## [Work to be completed]
Leave the pictures out and retype the lines from the beginning through the line with "50.33, 50.05, 49.88]", both ends included.

## [Supplied material]
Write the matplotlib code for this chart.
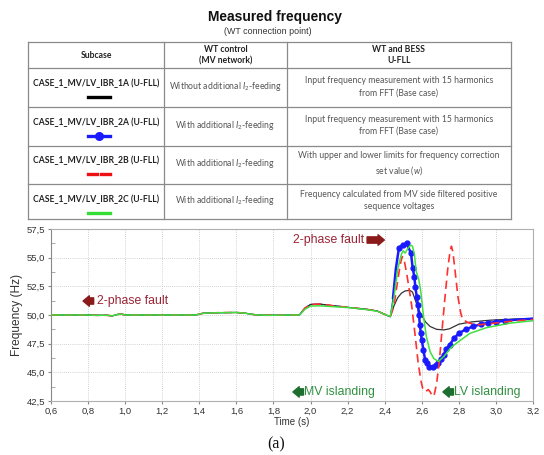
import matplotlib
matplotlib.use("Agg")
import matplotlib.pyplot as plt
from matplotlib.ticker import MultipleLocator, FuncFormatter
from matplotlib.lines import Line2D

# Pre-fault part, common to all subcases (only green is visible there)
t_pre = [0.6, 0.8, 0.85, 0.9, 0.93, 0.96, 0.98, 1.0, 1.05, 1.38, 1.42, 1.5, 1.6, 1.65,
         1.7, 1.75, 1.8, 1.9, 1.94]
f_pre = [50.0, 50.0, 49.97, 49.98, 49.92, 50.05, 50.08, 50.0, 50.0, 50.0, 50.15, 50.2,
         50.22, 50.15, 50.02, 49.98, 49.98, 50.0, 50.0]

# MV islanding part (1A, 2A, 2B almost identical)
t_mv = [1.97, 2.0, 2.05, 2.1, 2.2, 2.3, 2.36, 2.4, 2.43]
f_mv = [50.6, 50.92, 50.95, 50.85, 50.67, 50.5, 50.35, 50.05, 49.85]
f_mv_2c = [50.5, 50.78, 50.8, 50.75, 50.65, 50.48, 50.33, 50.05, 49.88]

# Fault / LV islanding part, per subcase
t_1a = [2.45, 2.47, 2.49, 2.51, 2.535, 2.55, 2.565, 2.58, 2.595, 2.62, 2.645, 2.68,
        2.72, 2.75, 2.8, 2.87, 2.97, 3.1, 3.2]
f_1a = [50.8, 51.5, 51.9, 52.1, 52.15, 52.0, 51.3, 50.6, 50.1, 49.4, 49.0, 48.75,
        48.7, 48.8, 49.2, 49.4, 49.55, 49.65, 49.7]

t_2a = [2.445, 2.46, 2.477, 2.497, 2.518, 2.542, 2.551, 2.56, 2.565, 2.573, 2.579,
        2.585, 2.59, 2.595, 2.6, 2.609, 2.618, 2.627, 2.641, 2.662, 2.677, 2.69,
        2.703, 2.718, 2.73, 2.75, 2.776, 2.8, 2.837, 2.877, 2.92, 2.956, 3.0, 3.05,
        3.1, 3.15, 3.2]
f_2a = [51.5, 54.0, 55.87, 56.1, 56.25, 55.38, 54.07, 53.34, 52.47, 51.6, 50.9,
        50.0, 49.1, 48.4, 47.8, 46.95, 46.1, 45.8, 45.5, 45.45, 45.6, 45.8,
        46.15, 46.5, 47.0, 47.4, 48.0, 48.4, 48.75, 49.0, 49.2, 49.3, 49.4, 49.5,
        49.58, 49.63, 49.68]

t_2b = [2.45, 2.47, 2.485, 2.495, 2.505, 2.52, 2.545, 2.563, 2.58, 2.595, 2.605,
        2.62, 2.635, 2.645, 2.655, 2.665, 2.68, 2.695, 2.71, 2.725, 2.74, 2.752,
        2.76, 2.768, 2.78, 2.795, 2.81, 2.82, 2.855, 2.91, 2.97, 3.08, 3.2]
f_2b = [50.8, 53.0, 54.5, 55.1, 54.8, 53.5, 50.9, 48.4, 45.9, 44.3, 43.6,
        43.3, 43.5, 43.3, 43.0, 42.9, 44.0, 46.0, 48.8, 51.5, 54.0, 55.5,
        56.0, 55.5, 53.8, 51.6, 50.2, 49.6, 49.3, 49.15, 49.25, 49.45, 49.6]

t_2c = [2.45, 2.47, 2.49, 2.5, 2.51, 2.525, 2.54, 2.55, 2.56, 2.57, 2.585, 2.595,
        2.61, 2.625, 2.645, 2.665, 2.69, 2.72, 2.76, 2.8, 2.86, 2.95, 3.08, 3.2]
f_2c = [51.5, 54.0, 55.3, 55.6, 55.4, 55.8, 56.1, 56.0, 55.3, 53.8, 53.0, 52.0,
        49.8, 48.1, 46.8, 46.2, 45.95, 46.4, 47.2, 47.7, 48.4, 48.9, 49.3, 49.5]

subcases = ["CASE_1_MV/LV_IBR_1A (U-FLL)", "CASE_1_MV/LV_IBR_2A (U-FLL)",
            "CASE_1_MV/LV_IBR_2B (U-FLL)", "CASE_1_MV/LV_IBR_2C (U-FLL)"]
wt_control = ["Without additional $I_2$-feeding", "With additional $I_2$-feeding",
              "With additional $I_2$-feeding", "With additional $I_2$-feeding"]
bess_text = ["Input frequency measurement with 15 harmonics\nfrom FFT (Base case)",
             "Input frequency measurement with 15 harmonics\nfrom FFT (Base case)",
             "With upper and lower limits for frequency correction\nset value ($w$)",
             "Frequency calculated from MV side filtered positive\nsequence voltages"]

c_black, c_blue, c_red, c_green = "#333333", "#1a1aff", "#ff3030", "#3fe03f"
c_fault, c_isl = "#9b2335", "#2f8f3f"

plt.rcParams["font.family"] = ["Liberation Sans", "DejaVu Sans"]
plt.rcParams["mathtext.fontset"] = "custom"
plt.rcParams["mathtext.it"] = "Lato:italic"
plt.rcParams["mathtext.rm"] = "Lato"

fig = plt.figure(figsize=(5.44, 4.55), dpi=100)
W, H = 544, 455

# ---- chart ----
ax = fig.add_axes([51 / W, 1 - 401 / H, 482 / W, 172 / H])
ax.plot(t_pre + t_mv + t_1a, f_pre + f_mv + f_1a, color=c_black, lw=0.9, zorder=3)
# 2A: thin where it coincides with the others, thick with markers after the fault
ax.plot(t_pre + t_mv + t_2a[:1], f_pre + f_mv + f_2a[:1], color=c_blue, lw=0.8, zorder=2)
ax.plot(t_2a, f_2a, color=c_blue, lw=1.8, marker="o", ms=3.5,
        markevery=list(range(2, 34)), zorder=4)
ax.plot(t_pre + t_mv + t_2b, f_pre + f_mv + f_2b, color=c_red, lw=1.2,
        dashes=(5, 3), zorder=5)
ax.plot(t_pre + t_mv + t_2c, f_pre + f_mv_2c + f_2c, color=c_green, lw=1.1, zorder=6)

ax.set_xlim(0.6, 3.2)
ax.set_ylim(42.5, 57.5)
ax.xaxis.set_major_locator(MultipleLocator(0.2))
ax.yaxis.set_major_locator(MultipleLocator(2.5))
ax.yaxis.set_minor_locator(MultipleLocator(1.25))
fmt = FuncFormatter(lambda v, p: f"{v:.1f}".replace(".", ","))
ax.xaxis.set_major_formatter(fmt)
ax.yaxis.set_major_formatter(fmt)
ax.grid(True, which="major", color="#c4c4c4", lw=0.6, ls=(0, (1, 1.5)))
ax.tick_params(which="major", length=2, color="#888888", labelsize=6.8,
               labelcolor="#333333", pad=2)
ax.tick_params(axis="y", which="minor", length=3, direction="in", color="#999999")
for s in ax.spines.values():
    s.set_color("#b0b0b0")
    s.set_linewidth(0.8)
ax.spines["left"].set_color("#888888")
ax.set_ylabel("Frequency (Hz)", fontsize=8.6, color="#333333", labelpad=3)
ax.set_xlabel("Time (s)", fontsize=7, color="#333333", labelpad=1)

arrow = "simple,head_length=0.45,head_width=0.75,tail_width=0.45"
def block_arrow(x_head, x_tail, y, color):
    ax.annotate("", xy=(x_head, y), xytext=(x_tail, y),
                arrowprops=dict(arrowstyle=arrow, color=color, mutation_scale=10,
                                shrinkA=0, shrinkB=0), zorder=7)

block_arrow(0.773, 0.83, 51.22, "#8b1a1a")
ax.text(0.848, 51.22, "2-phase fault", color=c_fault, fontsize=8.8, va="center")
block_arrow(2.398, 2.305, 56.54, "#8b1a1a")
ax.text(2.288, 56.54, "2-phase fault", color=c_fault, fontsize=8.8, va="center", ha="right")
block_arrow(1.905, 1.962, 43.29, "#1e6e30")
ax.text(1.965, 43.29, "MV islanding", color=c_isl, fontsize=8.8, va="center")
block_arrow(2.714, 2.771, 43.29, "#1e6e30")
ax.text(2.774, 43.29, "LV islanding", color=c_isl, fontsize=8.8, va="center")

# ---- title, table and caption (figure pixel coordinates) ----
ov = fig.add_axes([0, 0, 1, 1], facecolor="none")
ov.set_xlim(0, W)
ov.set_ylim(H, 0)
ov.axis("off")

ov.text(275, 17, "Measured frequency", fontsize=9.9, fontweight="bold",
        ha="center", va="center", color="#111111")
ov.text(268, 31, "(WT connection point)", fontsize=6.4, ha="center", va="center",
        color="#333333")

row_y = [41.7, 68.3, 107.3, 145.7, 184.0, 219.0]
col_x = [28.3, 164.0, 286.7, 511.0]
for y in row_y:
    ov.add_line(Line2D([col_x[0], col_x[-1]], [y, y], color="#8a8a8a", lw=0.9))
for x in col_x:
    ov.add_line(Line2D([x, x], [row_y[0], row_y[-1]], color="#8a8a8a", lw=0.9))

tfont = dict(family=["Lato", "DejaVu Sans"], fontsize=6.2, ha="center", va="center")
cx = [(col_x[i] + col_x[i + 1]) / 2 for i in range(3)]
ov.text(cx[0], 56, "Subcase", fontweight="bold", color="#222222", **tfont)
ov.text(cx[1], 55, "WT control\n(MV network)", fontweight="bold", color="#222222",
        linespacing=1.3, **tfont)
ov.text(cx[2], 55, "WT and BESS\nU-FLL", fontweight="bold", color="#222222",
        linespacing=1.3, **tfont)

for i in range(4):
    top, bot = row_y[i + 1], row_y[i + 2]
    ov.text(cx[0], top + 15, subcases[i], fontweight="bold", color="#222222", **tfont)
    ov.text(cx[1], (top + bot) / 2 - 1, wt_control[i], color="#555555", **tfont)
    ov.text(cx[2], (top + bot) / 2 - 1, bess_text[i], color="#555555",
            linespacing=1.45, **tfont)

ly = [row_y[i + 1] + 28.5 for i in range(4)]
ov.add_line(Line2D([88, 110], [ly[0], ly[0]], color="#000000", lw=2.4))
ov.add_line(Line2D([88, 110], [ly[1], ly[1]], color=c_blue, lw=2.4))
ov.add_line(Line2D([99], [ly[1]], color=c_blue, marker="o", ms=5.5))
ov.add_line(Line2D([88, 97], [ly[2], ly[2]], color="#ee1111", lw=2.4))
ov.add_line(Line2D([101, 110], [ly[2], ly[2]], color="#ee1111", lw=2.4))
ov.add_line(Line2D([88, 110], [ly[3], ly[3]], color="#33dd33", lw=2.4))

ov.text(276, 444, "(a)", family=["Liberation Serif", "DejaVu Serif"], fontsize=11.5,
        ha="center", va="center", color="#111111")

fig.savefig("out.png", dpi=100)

## [Exercise answer]
Write the matplotlib code for this chart.
import matplotlib
matplotlib.use("Agg")
import matplotlib.pyplot as plt
from matplotlib.ticker import MultipleLocator, FuncFormatter
from matplotlib.lines import Line2D

# Pre-fault part, common to all subcases (only green is visible there)
t_pre = [0.6, 0.8, 0.85, 0.9, 0.93, 0.96, 0.98, 1.0, 1.05, 1.38, 1.42, 1.5, 1.6, 1.65,
         1.7, 1.75, 1.8, 1.9, 1.94]
f_pre = [50.0, 50.0, 49.97, 49.98, 49.92, 50.05, 50.08, 50.0, 50.0, 50.0, 50.15, 50.2,
         50.22, 50.15, 50.02, 49.98, 49.98, 50.0, 50.0]

# MV islanding part (1A, 2A, 2B almost identical)
t_mv = [1.97, 2.0, 2.05, 2.1, 2.2, 2.3, 2.36, 2.4, 2.43]
f_mv = [50.6, 50.92, 50.95, 50.85, 50.67, 50.5, 50.35, 50.05, 49.85]
f_mv_2c = [50.5, 50.78, 50.8, 50.75, 50.65, 50.48, 50.33, 50.05, 49.88]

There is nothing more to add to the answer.